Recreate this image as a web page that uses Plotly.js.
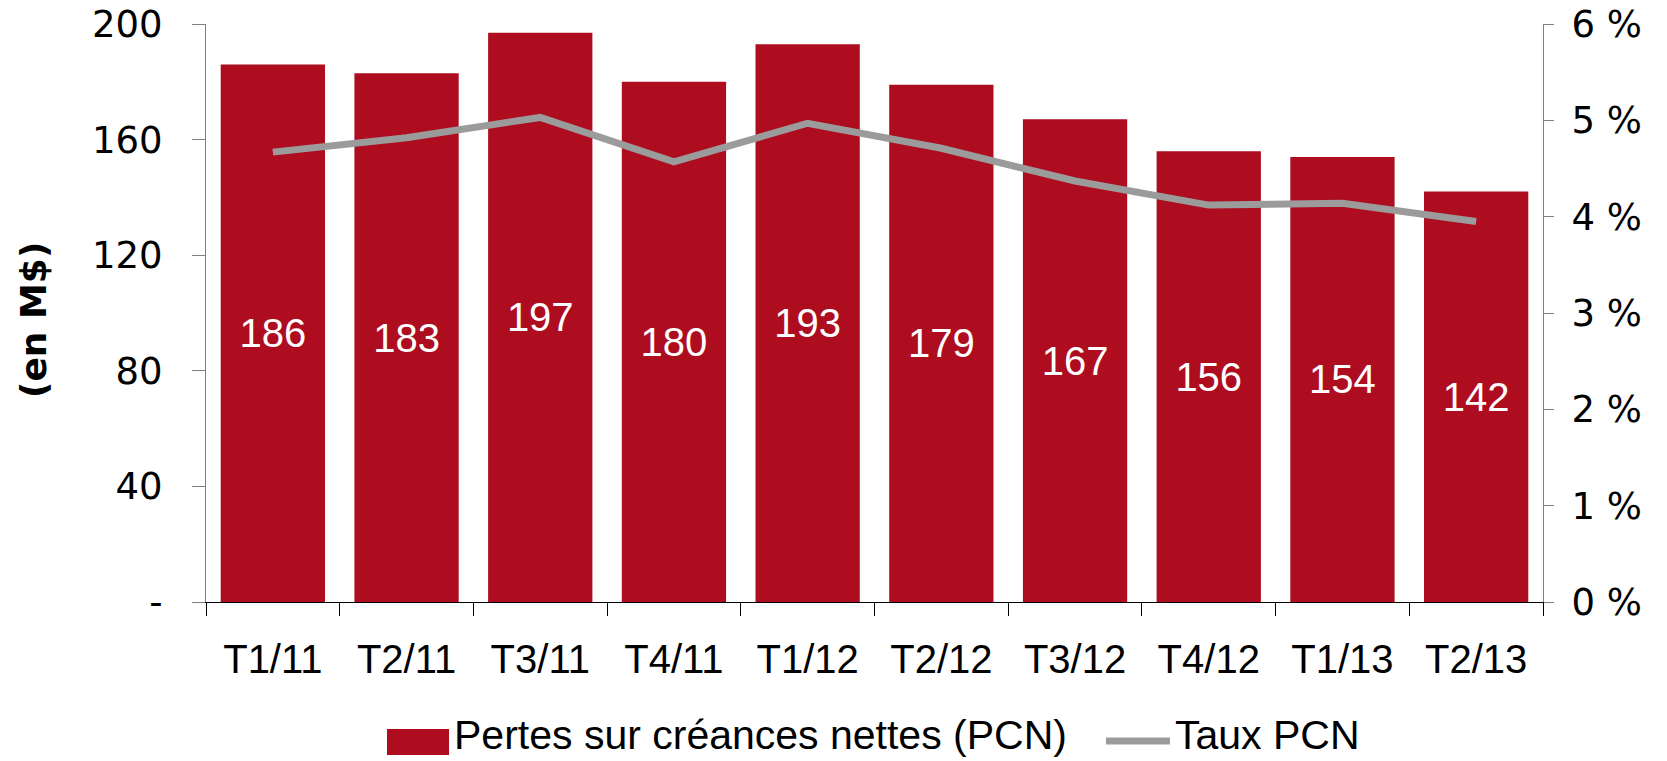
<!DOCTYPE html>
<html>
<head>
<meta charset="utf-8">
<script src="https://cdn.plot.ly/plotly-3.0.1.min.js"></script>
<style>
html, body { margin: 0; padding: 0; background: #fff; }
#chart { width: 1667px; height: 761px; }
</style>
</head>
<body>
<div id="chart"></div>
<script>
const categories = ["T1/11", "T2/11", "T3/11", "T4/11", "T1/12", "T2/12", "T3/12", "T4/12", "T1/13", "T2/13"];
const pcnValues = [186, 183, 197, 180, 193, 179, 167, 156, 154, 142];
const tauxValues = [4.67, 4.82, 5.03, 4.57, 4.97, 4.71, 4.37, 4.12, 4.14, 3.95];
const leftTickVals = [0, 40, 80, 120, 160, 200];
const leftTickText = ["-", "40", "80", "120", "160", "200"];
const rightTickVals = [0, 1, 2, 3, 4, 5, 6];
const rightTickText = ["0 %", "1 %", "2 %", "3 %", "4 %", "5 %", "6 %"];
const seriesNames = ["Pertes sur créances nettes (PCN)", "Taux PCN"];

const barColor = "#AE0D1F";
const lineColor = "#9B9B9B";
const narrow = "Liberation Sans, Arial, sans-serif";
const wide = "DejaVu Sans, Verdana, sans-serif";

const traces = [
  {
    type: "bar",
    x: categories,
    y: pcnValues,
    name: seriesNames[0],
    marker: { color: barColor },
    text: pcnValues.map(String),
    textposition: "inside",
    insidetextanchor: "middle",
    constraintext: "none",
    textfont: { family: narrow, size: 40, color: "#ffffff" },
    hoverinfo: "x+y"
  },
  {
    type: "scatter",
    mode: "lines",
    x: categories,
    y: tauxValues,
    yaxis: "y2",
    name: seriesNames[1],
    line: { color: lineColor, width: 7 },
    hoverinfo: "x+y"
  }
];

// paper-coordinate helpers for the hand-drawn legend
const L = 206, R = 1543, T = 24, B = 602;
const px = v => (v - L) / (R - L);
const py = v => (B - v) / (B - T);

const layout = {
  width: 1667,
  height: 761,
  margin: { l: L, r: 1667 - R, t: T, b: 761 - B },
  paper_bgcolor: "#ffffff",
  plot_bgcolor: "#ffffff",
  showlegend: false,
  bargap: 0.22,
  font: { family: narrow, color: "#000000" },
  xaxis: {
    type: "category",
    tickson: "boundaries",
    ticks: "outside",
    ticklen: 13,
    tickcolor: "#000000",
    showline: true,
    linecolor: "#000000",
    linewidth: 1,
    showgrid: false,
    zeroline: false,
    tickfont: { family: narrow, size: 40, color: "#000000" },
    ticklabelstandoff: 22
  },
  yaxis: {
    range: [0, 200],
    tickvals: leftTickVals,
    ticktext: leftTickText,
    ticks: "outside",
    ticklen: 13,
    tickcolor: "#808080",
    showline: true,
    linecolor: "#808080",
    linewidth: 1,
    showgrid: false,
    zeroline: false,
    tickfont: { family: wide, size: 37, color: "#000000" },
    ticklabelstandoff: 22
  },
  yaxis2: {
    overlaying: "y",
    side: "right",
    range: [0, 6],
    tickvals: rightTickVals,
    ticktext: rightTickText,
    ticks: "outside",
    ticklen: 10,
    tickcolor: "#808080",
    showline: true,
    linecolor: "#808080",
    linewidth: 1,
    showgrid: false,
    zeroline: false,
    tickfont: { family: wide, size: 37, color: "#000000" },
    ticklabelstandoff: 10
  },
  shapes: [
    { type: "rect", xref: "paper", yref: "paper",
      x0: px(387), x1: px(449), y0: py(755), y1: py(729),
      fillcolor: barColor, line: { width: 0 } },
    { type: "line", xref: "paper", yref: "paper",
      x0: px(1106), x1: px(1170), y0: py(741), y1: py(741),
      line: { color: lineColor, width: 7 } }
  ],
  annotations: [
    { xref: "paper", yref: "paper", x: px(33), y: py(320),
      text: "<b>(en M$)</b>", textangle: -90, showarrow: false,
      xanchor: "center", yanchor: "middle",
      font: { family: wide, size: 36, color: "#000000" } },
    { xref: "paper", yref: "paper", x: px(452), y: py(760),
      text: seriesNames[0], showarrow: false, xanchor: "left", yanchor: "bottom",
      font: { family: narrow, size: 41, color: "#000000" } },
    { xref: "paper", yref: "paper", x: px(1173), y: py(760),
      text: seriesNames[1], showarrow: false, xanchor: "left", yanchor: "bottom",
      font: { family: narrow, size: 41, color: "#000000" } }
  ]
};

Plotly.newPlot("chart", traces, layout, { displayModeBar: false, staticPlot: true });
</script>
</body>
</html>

^^^^^^^^

TASK DESCRIPTION: Copy out the listing exactly as it stands, but not the pictures.

RESULT FOR THIS EXERCISE:
Recreate this image as a web page that uses Plotly.js.
<!DOCTYPE html>
<html>
<head>
<meta charset="utf-8">
<script src="https://cdn.plot.ly/plotly-3.0.1.min.js"></script>
<style>
html, body { margin: 0; padding: 0; background: #fff; }
#chart { width: 1667px; height: 761px; }
</style>
</head>
<body>
<div id="chart"></div>
<script>
const categories = ["T1/11", "T2/11", "T3/11", "T4/11", "T1/12", "T2/12", "T3/12", "T4/12", "T1/13", "T2/13"];
const pcnValues = [186, 183, 197, 180, 193, 179, 167, 156, 154, 142];
const tauxValues = [4.67, 4.82, 5.03, 4.57, 4.97, 4.71, 4.37, 4.12, 4.14, 3.95];
const leftTickVals = [0, 40, 80, 120, 160, 200];
const leftTickText = ["-", "40", "80", "120", "160", "200"];
const rightTickVals = [0, 1, 2, 3, 4, 5, 6];
const rightTickText = ["0 %", "1 %", "2 %", "3 %", "4 %", "5 %", "6 %"];
const seriesNames = ["Pertes sur créances nettes (PCN)", "Taux PCN"];

const barColor = "#AE0D1F";
const lineColor = "#9B9B9B";
const narrow = "Liberation Sans, Arial, sans-serif";
const wide = "DejaVu Sans, Verdana, sans-serif";

const traces = [
  {
    type: "bar",
    x: categories,
    y: pcnValues,
    name: seriesNames[0],
    marker: { color: barColor },
    text: pcnValues.map(String),
    textposition: "inside",
    insidetextanchor: "middle",
    constraintext: "none",
    textfont: { family: narrow, size: 40, color: "#ffffff" },
    hoverinfo: "x+y"
  },
  {
    type: "scatter",
    mode: "lines",
    x: categories,
    y: tauxValues,
    yaxis: "y2",
    name: seriesNames[1],
    line: { color: lineColor, width: 7 },
    hoverinfo: "x+y"
  }
];

// paper-coordinate helpers for the hand-drawn legend
const L = 206, R = 1543, T = 24, B = 602;
const px = v => (v - L) / (R - L);
const py = v => (B - v) / (B - T);

const layout = {
  width: 1667,
  height: 761,
  margin: { l: L, r: 1667 - R, t: T, b: 761 - B },
  paper_bgcolor: "#ffffff",
  plot_bgcolor: "#ffffff",
  showlegend: false,
  bargap: 0.22,
  font: { family: narrow, color: "#000000" },
  xaxis: {
    type: "category",
    tickson: "boundaries",
    ticks: "outside",
    ticklen: 13,
    tickcolor: "#000000",
    showline: true,
    linecolor: "#000000",
    linewidth: 1,
    showgrid: false,
    zeroline: false,
    tickfont: { family: narrow, size: 40, color: "#000000" },
    ticklabelstandoff: 22
  },
  yaxis: {
    range: [0, 200],
    tickvals: leftTickVals,
    ticktext: leftTickText,
    ticks: "outside",
    ticklen: 13,
    tickcolor: "#808080",
    showline: true,
    linecolor: "#808080",
    linewidth: 1,
    showgrid: false,
    zeroline: false,
    tickfont: { family: wide, size: 37, color: "#000000" },
    ticklabelstandoff: 22
  },
  yaxis2: {
    overlaying: "y",
    side: "right",
    range: [0, 6],
    tickvals: rightTickVals,
    ticktext: rightTickText,
    ticks: "outside",
    ticklen: 10,
    tickcolor: "#808080",
    showline: true,
    linecolor: "#808080",
    linewidth: 1,
    showgrid: false,
    zeroline: false,
    tickfont: { family: wide, size: 37, color: "#000000" },
    ticklabelstandoff: 10
  },
  shapes: [
    { type: "rect", xref: "paper", yref: "paper",
      x0: px(387), x1: px(449), y0: py(755), y1: py(729),
      fillcolor: barColor, line: { width: 0 } },
    { type: "line", xref: "paper", yref: "paper",
      x0: px(1106), x1: px(1170), y0: py(741), y1: py(741),
      line: { color: lineColor, width: 7 } }
  ],
  annotations: [
    { xref: "paper", yref: "paper", x: px(33), y: py(320),
      text: "<b>(en M$)</b>", textangle: -90, showarrow: false,
      xanchor: "center", yanchor: "middle",
      font: { family: wide, size: 36, color: "#000000" } },
    { xref: "paper", yref: "paper", x: px(452), y: py(760),
      text: seriesNames[0], showarrow: false, xanchor: "left", yanchor: "bottom",
      font: { family: narrow, size: 41, color: "#000000" } },
    { xref: "paper", yref: "paper", x: px(1173), y: py(760),
      text: seriesNames[1], showarrow: false, xanchor: "left", yanchor: "bottom",
      font: { family: narrow, size: 41, color: "#000000" } }
  ]
};

Plotly.newPlot("chart", traces, layout, { displayModeBar: false, staticPlot: true });
</script>
</body>
</html>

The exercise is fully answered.